Plotting code records:
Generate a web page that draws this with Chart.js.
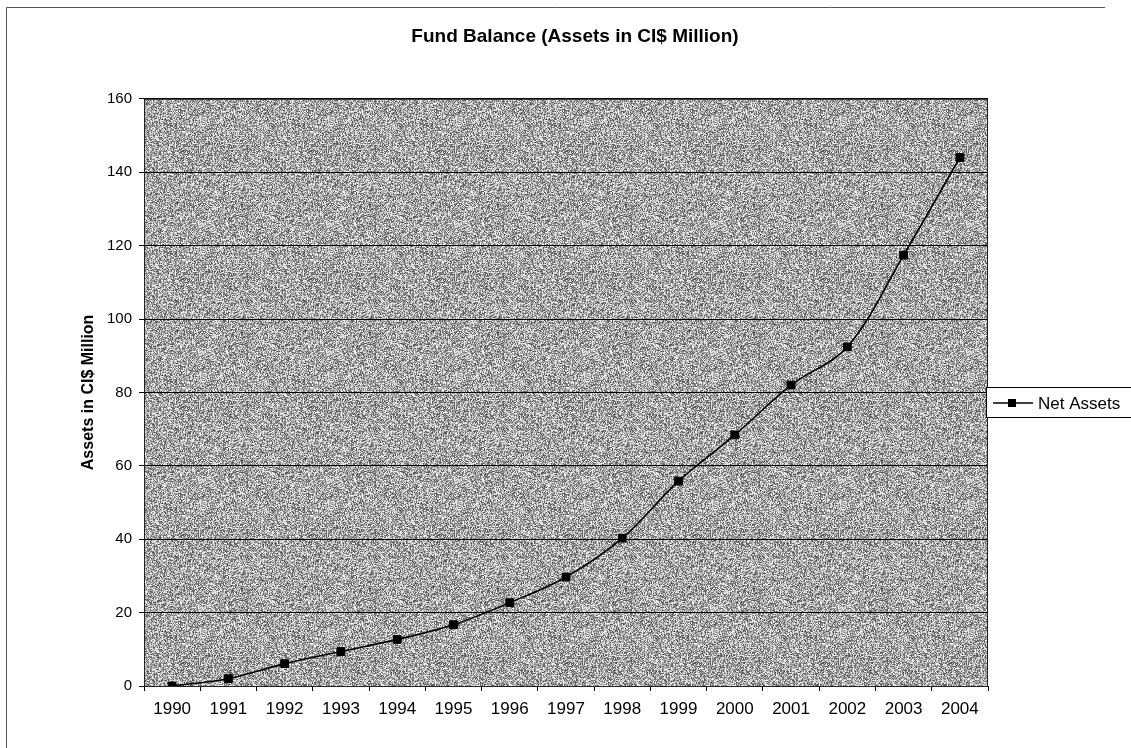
<!DOCTYPE html>
<html>
<head>
<meta charset="utf-8">
<title>Fund Balance</title>
<script src="https://cdn.jsdelivr.net/npm/chart.js"></script>
<style>
  html, body { margin: 0; padding: 0; background: #fff; }
  #wrap { position: relative; width: 1131px; height: 748px; }
</style>
</head>
<body>
<div id="wrap"><canvas id="fundChart" width="1131" height="748"></canvas></div>
<script>
// data
var years = ['1990', '1991', '1992', '1993', '1994', '1995', '1996', '1997',
             '1998', '1999', '2000', '2001', '2002', '2003', '2004'];
var netAssets = [0, 2.0, 6.1, 9.4, 12.7, 16.7, 22.7, 29.7,
                 40.3, 55.8, 68.4, 82.0, 92.4, 117.4, 144.0];
var yTicks = [0, 20, 40, 60, 80, 100, 120, 140, 160];
var seriesName = 'Net Assets';
var chartTitle = 'Fund Balance (Assets in CI$ Million)';
var yTitle = 'Assets in CI$ Million';

var FONT = '"Liberation Sans", Arial, sans-serif';
Chart.defaults.font.family = FONT;
Chart.defaults.color = '#000';

// grey speckled fill like the old excel plot area
function speckle(ctx) {
  var c = document.createElement('canvas');
  c.width = 128; c.height = 128;
  var g = c.getContext('2d');
  var img = g.createImageData(128, 128);
  for (var y = 0; y < 128; y++) {
    for (var x = 0; x < 128; x++) {
      var h = Math.imul(x, 374761393) + Math.imul(y, 668265263);
      h = Math.imul(h ^ (h >>> 13), 1274126177);
      h ^= h >>> 16;
      var v = 78 + Math.floor((h & 255) * 0.7);
      var i = (y * 128 + x) * 4;
      img.data[i] = v; img.data[i + 1] = v; img.data[i + 2] = v; img.data[i + 3] = 255;
    }
  }
  g.putImageData(img, 0, 0);
  return ctx.createPattern(c, 'repeat');
}

var plotDecor = {
  id: 'plotDecor',
  beforeDraw: function(chart) {
    var a = chart.chartArea, ctx = chart.ctx;
    ctx.save();
    ctx.fillStyle = speckle(ctx);
    ctx.fillRect(a.left, a.top, a.right - a.left, a.bottom - a.top);
    ctx.restore();
  },
  afterDraw: function(chart) {
    var a = chart.chartArea, ctx = chart.ctx;
    ctx.save();
    // plot border
    ctx.strokeStyle = '#222';
    ctx.lineWidth = 1;
    ctx.strokeRect(a.left + 0.5, a.top + 0.5, a.right - a.left - 1, a.bottom - a.top);

    // outer frame (top and left edge of the scanned page)
    ctx.strokeStyle = '#555';
    ctx.beginPath();
    ctx.moveTo(6.5, 748); ctx.lineTo(6.5, 7.5); ctx.lineTo(1105, 7.5);
    ctx.stroke();

    // legend
    var lx = 986.5, ly = 387.5, my = 403;
    ctx.fillStyle = '#fff';
    ctx.fillRect(lx, ly, 150, 30);
    ctx.strokeStyle = '#000';
    ctx.strokeRect(lx, ly, 150, 30);
    ctx.lineWidth = 1.5;
    ctx.beginPath();
    ctx.moveTo(993, my); ctx.lineTo(1033, my);
    ctx.stroke();
    ctx.fillStyle = '#000';
    ctx.fillRect(1008, my - 4, 8, 8);
    ctx.font = '17px ' + FONT;
    ctx.textBaseline = 'middle';
    ctx.textAlign = 'left';
    ctx.fillText(seriesName, 1038, my + 1);
    ctx.restore();
  }
};

var ctx = document.getElementById('fundChart').getContext('2d');
var fundChart = new Chart(ctx, {
  type: 'line',
  data: {
    labels: years,
    datasets: [{
      label: seriesName,
      data: netAssets,
      borderColor: '#000',
      borderWidth: 1.6,
      tension: 0.35,
      fill: false,
      pointStyle: 'rect',
      pointRadius: 5.5,
      pointBorderWidth: 1,
      pointBackgroundColor: '#000',
      pointBorderColor: '#000'
    }]
  },
  options: {
    responsive: false,
    animation: false,
    layout: { padding: { left: 19, right: 0, top: 0, bottom: 0 } },
    plugins: {
      legend: { display: false },
      tooltip: { enabled: false },
      title: {
        display: true,
        text: chartTitle,
        color: '#000',
        font: { size: 19, weight: 'bold' },
        padding: { top: 25, bottom: 51 }
      }
    },
    scales: {
      x: {
        type: 'category',
        offset: true,
        grid: { display: true, drawOnChartArea: false, offset: true, tickLength: 5, color: '#000' },
        border: { display: true, color: '#000', width: 1 },
        ticks: { color: '#000', font: { size: 17 }, padding: 8, maxRotation: 0, autoSkip: false },
        afterFit: function(s) { s.height = 62; }
      },
      y: {
        min: 0,
        max: 160,
        grid: { color: '#000', lineWidth: 1, tickLength: 5 },
        border: { display: true, color: '#000', width: 1 },
        ticks: { color: '#000', font: { size: 15 }, padding: 7 },
        afterBuildTicks: function(s) {
          s.ticks = yTicks.map(function(v) { return { value: v }; });
        },
        title: {
          display: true,
          text: yTitle,
          color: '#000',
          font: { size: 16, weight: 'bold' },
          padding: { top: 60, bottom: 0 }
        },
        afterFit: function(s) { s.width = 125; }
      },
      // empty right axis, only keeps room for the legend
      y2: {
        position: 'right',
        display: true,
        grid: { display: false },
        border: { display: false },
        ticks: { display: false },
        afterFit: function(s) { s.width = 143; }
      }
    }
  },
  plugins: [plotDecor]
});
</script>
</body>
</html>
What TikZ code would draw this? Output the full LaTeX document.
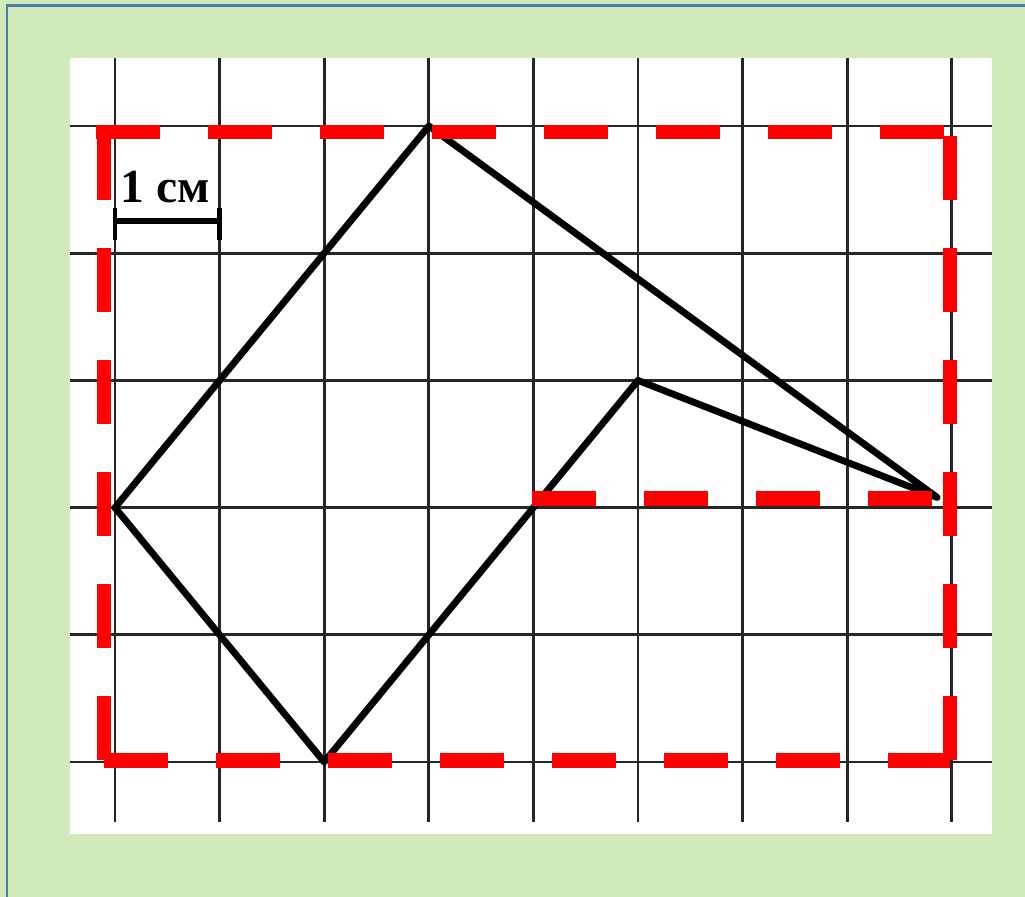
\documentclass[tikz,border=0pt]{standalone}
\usepackage{fontspec}
\setmainfont{Liberation Serif}
\usetikzlibrary{calc}
\definecolor{pgreen}{RGB}{209,234,185}
\definecolor{pframe}{RGB}{79,121,166}
\definecolor{pred}{RGB}{255,0,0}

\begin{document}
\begin{tikzpicture}[
  x=2.092cm,y=2.544cm,
  gridline/.style={line width=1.7pt,color=black!85},
  edge/.style={line width=3.9pt,line join=round,color=black},
  reddash/.style={draw=pred,line width=8.5pt,dash pattern=on 1.28cm off 0.96cm},
  unit/.style={font=\fontsize{27}{30}\selectfont\bfseries,inner sep=0pt,anchor=base west},
  tick/.style={line width=2.8pt}
]
  % Background and frame
  \useasboundingbox[fill=pgreen] (-1.0994,-1.0613) rectangle (8.700,5.9906);
  \draw[pframe,line width=1.7pt] (-1.0325,5.951) rectangle (9,-1.3);
  \fill[white] (-0.4302,-0.566) rectangle (8.384,5.535);

  % Grid
  \foreach \i in {0,...,8}
    \draw[gridline] (\i,-0.472) -- (\i,5.535);
  \foreach \j in {0,...,5}
    \draw[gridline] (-0.4302,\j) -- (8.384,\j);

  % Scale bar
  \node[unit] (cm) at (0.05,4.40) {1 см};
  \coordinate (s1) at (0,4.253);
  \coordinate (s2) at (1,4.253);
  \draw[line width=3.6pt] (s1) -- (s2);
  \draw[tick] ($(s1)+(0,-0.15)$) -- ($(s1)+(0,0.10)$);
  \draw[tick] ($(s2)+(0,-0.15)$) -- ($(s2)+(0,0.10)$);

  % Figure
  \coordinate (T) at (3,5);
  \coordinate (L) at (0,2);
  \coordinate (B) at (2,0);
  \coordinate (M) at (5,3);
  \coordinate (R) at (7.86,2.08);
  \draw[edge] (T) -- (L) -- (B) -- (M) -- (R) -- cycle;

  % Red dashed frame
  \coordinate (bl) at (-0.105,0.012);
  \coordinate (br) at (7.983,0.012);
  \coordinate (tl) at (-0.105,4.953);
  \coordinate (tr) at (7.983,4.953);
  \draw[reddash] (bl) -- (tl);
  \draw[reddash] (bl) -- (br);
  \draw[reddash] (br) -- (tr);
  \draw[reddash] ($(tl)+(-0.077,0)$) -- ($(tr)+(0.077,0)$);
  \coordinate (c1) at (3.987,2.075);
  \coordinate (c2) at (7.983,2.075);
  \draw[reddash] (c1) -- (c2);
\end{tikzpicture}
\end{document}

Set task:
Retype exactly, and only, the lines from the one containing "What TikZ code" through the end of the material, leaving aside every picture.

Solution:
What TikZ code would draw this? Output the full LaTeX document.
\documentclass[tikz,border=0pt]{standalone}
\usepackage{fontspec}
\setmainfont{Liberation Serif}
\usetikzlibrary{calc}
\definecolor{pgreen}{RGB}{209,234,185}
\definecolor{pframe}{RGB}{79,121,166}
\definecolor{pred}{RGB}{255,0,0}

\begin{document}
\begin{tikzpicture}[
  x=2.092cm,y=2.544cm,
  gridline/.style={line width=1.7pt,color=black!85},
  edge/.style={line width=3.9pt,line join=round,color=black},
  reddash/.style={draw=pred,line width=8.5pt,dash pattern=on 1.28cm off 0.96cm},
  unit/.style={font=\fontsize{27}{30}\selectfont\bfseries,inner sep=0pt,anchor=base west},
  tick/.style={line width=2.8pt}
]
  % Background and frame
  \useasboundingbox[fill=pgreen] (-1.0994,-1.0613) rectangle (8.700,5.9906);
  \draw[pframe,line width=1.7pt] (-1.0325,5.951) rectangle (9,-1.3);
  \fill[white] (-0.4302,-0.566) rectangle (8.384,5.535);

  % Grid
  \foreach \i in {0,...,8}
    \draw[gridline] (\i,-0.472) -- (\i,5.535);
  \foreach \j in {0,...,5}
    \draw[gridline] (-0.4302,\j) -- (8.384,\j);

  % Scale bar
  \node[unit] (cm) at (0.05,4.40) {1 см};
  \coordinate (s1) at (0,4.253);
  \coordinate (s2) at (1,4.253);
  \draw[line width=3.6pt] (s1) -- (s2);
  \draw[tick] ($(s1)+(0,-0.15)$) -- ($(s1)+(0,0.10)$);
  \draw[tick] ($(s2)+(0,-0.15)$) -- ($(s2)+(0,0.10)$);

  % Figure
  \coordinate (T) at (3,5);
  \coordinate (L) at (0,2);
  \coordinate (B) at (2,0);
  \coordinate (M) at (5,3);
  \coordinate (R) at (7.86,2.08);
  \draw[edge] (T) -- (L) -- (B) -- (M) -- (R) -- cycle;

  % Red dashed frame
  \coordinate (bl) at (-0.105,0.012);
  \coordinate (br) at (7.983,0.012);
  \coordinate (tl) at (-0.105,4.953);
  \coordinate (tr) at (7.983,4.953);
  \draw[reddash] (bl) -- (tl);
  \draw[reddash] (bl) -- (br);
  \draw[reddash] (br) -- (tr);
  \draw[reddash] ($(tl)+(-0.077,0)$) -- ($(tr)+(0.077,0)$);
  \coordinate (c1) at (3.987,2.075);
  \coordinate (c2) at (7.983,2.075);
  \draw[reddash] (c1) -- (c2);
\end{tikzpicture}
\end{document}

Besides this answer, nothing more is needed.